Animals urinate and poop too much so amidst a food shortage, and the possibility of world famine, the rulers will cut the production of food.

They warn that farmers will have to adapt or face the prospect of shuttering their businesses.

“The honest message … is that not all farmers can continue their business,” and those who do will likely have to farm differently, the government said in a statement this month.

It is not only farmers being targeted. In the past, the government also has cut the national maximum speed limit on highways from 130 kilometers per hour (80 miles per hour) to 100 km during the day as a way of reducing nitrogen oxide created by vehicle engines.

The Courts Also Force the Issue

The government has been forced to take action after a series of court rulings that blocked infrastructure and construction projects because of fears they would cause emissions that breach environmental rules. It is giving provincial authorities a year to work out ways to meet the emission reduction targets.

Some 40,000 farmers gathered last week in the central Netherlands’ agricultural heartland to protest the government’s plans. Many arrived by tractor, snarling traffic around the country.

On Monday and into Tuesday, farmers again took their protests to crowded highways, driving slowly along the roads or stopping altogether.
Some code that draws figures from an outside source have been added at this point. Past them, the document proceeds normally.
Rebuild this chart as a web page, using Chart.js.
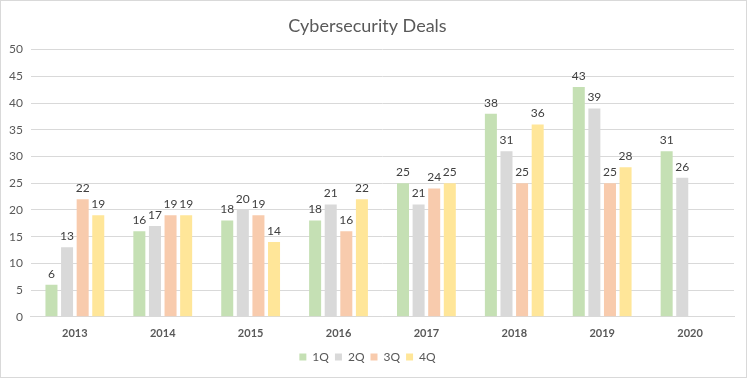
<!DOCTYPE html>
<html><head><meta charset="utf-8">
<script src="https://cdn.jsdelivr.net/npm/chart.js@4/dist/chart.umd.min.js"></script>
<style>
html,body{margin:0;padding:0;background:#fff;}
#wrap{width:747px;height:378px;box-sizing:border-box;border:1px solid #d9d9d9;position:relative;}
canvas{display:block;}
</style></head>
<body><div id="wrap"><canvas id="c" width="745" height="376"></canvas></div>
<script>
const categories = ['2013','2014','2015','2016','2017','2018','2019','2020'];
const q1 = [6,16,18,18,25,38,43,31];
const q2 = [13,17,20,21,21,31,39,26];
const q3 = [22,19,19,16,24,25,25,null];
const q4 = [19,19,14,22,25,36,28,null];
const seriesNames = ['1Q','2Q','3Q','4Q'];
const colors = ['#c5e0b4','#d9d9d9','#f8cbad','#ffe699'];
const FONT = 'Lato, "Open Sans", sans-serif';

const labelPlugin = {
  id:'barLabels',
  afterDatasetsDraw(chart){
    const ctx = chart.ctx;
    ctx.save();
    ctx.font = '12px ' + FONT;
    ctx.fillStyle = '#404040';
    ctx.textAlign = 'center';
    ctx.textBaseline = 'bottom';
    chart.data.datasets.forEach((ds,i)=>{
      const meta = chart.getDatasetMeta(i);
      meta.data.forEach((bar,j)=>{
        const v = ds.data[j];
        if(v===null||v===undefined) return;
        ctx.fillText(String(v), bar.x, bar.y - 5);
      });
    });
    ctx.restore();
  }
};

new Chart(document.getElementById('c'), {
  type:'bar',
  data:{
    labels:categories,
    datasets:[q1,q2,q3,q4].map((d,i)=>({
      label:seriesNames[i], data:d, backgroundColor:colors[i],
      categoryPercentage:0.71, barPercentage:0.77
    }))
  },
  options:{
    responsive:false, animation:false,
    layout:{padding:{left:0,right:12,top:4,bottom:4}},
    plugins:{
      title:{display:true,text:'Cybersecurity Deals',color:'#595959',
        font:{family:FONT,size:18,weight:'normal'},padding:{top:10,bottom:13}},
      legend:{position:'bottom',labels:{boxWidth:7,boxHeight:7,color:'#595959',
        font:{family:FONT,size:12},padding:6}},
      tooltip:{enabled:false}
    },
    scales:{
      x:{grid:{display:false},border:{color:'#d9d9d9'},
        ticks:{color:'#595959',font:{family:FONT,size:11,weight:'bold'},padding:2},
        afterFit(scale){ scale.height += 3; }},
      y:{min:0,max:50,ticks:{stepSize:5,color:'#595959',font:{family:FONT,size:12},padding:8},
        grid:{color:'#d9d9d9',drawTicks:false},border:{display:false}}
    }
  },
  plugins:[labelPlugin]
});
</script></body></html>
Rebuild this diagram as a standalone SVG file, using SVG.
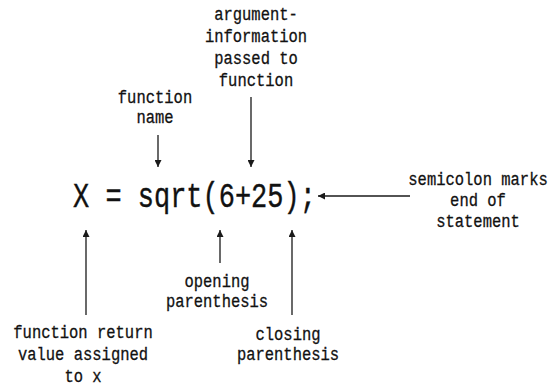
<svg xmlns="http://www.w3.org/2000/svg" width="550" height="388" viewBox="0 0 550 388">
<style>
.lbl{font-family:"Liberation Mono","DejaVu Sans Mono",monospace;font-size:15.5px;fill:#111;stroke:#111;stroke-width:0.25;text-anchor:middle}
.main{font-family:"Liberation Mono","DejaVu Sans Mono",monospace;font-size:27px;fill:#111;stroke:#111;stroke-width:0.3}
.ln{stroke:#1a1a1a;stroke-width:1.3;fill:none;marker-end:url(#ah)}
</style>
<defs>
<marker id="ah" viewBox="0 0 10 10" refX="10" refY="5" markerWidth="7" markerHeight="7" markerUnits="userSpaceOnUse" orient="auto">
<path d="M0,0 L10,5 L0,10 z" fill="#1a1a1a"/>
</marker>
</defs>
<g id="statement">
<text class="main" transform="translate(73,207) scale(1,1.33)">X = sqrt(6+25);</text>
</g>
<g id="argument">
<text class="lbl" transform="translate(256,20) scale(1,1.2)">argument-</text>
<text class="lbl" transform="translate(256,42) scale(1,1.2)">information</text>
<text class="lbl" transform="translate(256,64) scale(1,1.2)">passed to</text>
<text class="lbl" transform="translate(256,86) scale(1,1.2)">function</text>
</g>
<g id="function-name">
<text class="lbl" transform="translate(155,103) scale(1,1.2)">function</text>
<text class="lbl" transform="translate(155,123) scale(1,1.2)">name</text>
</g>
<g id="semicolon">
<text class="lbl" transform="translate(478,185) scale(1,1.2)">semicolon marks</text>
<text class="lbl" transform="translate(478,206) scale(1,1.2)">end of</text>
<text class="lbl" transform="translate(478,227) scale(1,1.2)">statement</text>
</g>
<g id="return-value">
<text class="lbl" transform="translate(83,338) scale(1,1.2)">function return</text>
<text class="lbl" transform="translate(83,360) scale(1,1.2)">value assigned</text>
<text class="lbl" transform="translate(83,382) scale(1,1.2)">to x</text>
</g>
<g id="opening">
<text class="lbl" transform="translate(217,287) scale(1,1.2)">opening</text>
<text class="lbl" transform="translate(217,307) scale(1,1.2)">parenthesis</text>
</g>
<g id="closing">
<text class="lbl" transform="translate(288,340) scale(1,1.2)">closing</text>
<text class="lbl" transform="translate(288,360) scale(1,1.2)">parenthesis</text>
</g>
<g id="connectors">
<line class="ln" x1="251" y1="97" x2="251" y2="167"/>
<line class="ln" x1="158" y1="135" x2="158" y2="167"/>
<line class="ln" x1="410" y1="196" x2="318" y2="196"/>
<line class="ln" x1="86" y1="315" x2="86" y2="230"/>
<line class="ln" x1="220" y1="263" x2="220" y2="230"/>
<line class="ln" x1="292" y1="315" x2="292" y2="230"/>
</g>
</svg>
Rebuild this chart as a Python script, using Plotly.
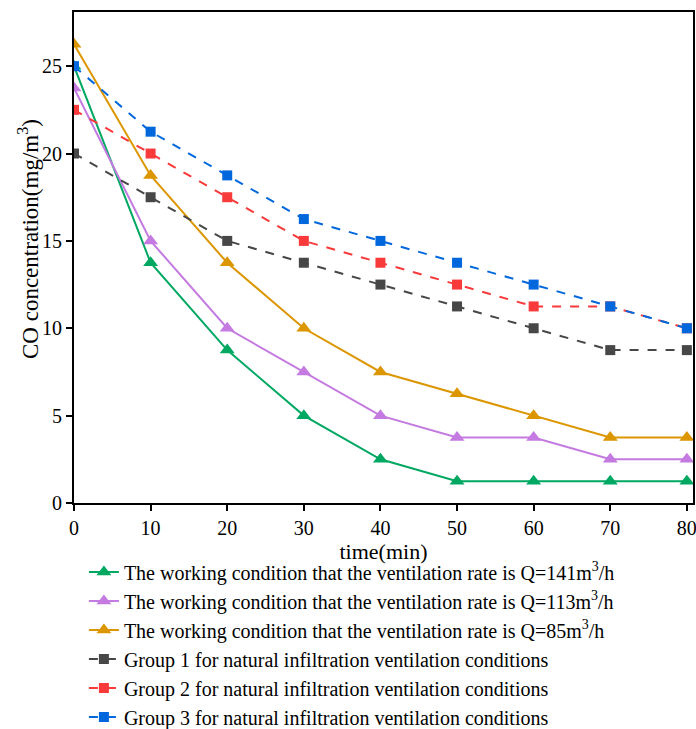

Some have dumped hay bales on roads, and small groups demonstrated at town and city halls, in some cases starting bonfires outside the buildings.

Some farmers set hay bales ablaze Tuesday alongside highways, while others gathered in towns and cities, including The Hague.

THEY ARE BEING SINGLED OUT

Farmers argue that they are being unfairly targeted as polluters while other industries, such as aviation, construction, and transport, also are contributing to emissions and their regulations are more lenient.

Dutch farmers argue that other EU countries are not clamping down on the agricultural industry as hard as the Netherlands. During a protest on Monday, a group of farmers at a Dutch Natura 2000 region near the German border put up flags and a “Welcome to Germany” sign. It’s meant to symbolically make it part of the neighboring country.

Agriculture — from dairy farming to growing crops in fields and greenhouses — is a significant part of the Dutch economy, reports ABC news go.

According to a national farming lobby group, LTO, there are nearly 54,000 agricultural businesses in the Netherlands. Their exports total 94.5 billion euros in 2019.

It sounds like The Great Reset wants to kill the family farms. They plan to take the land.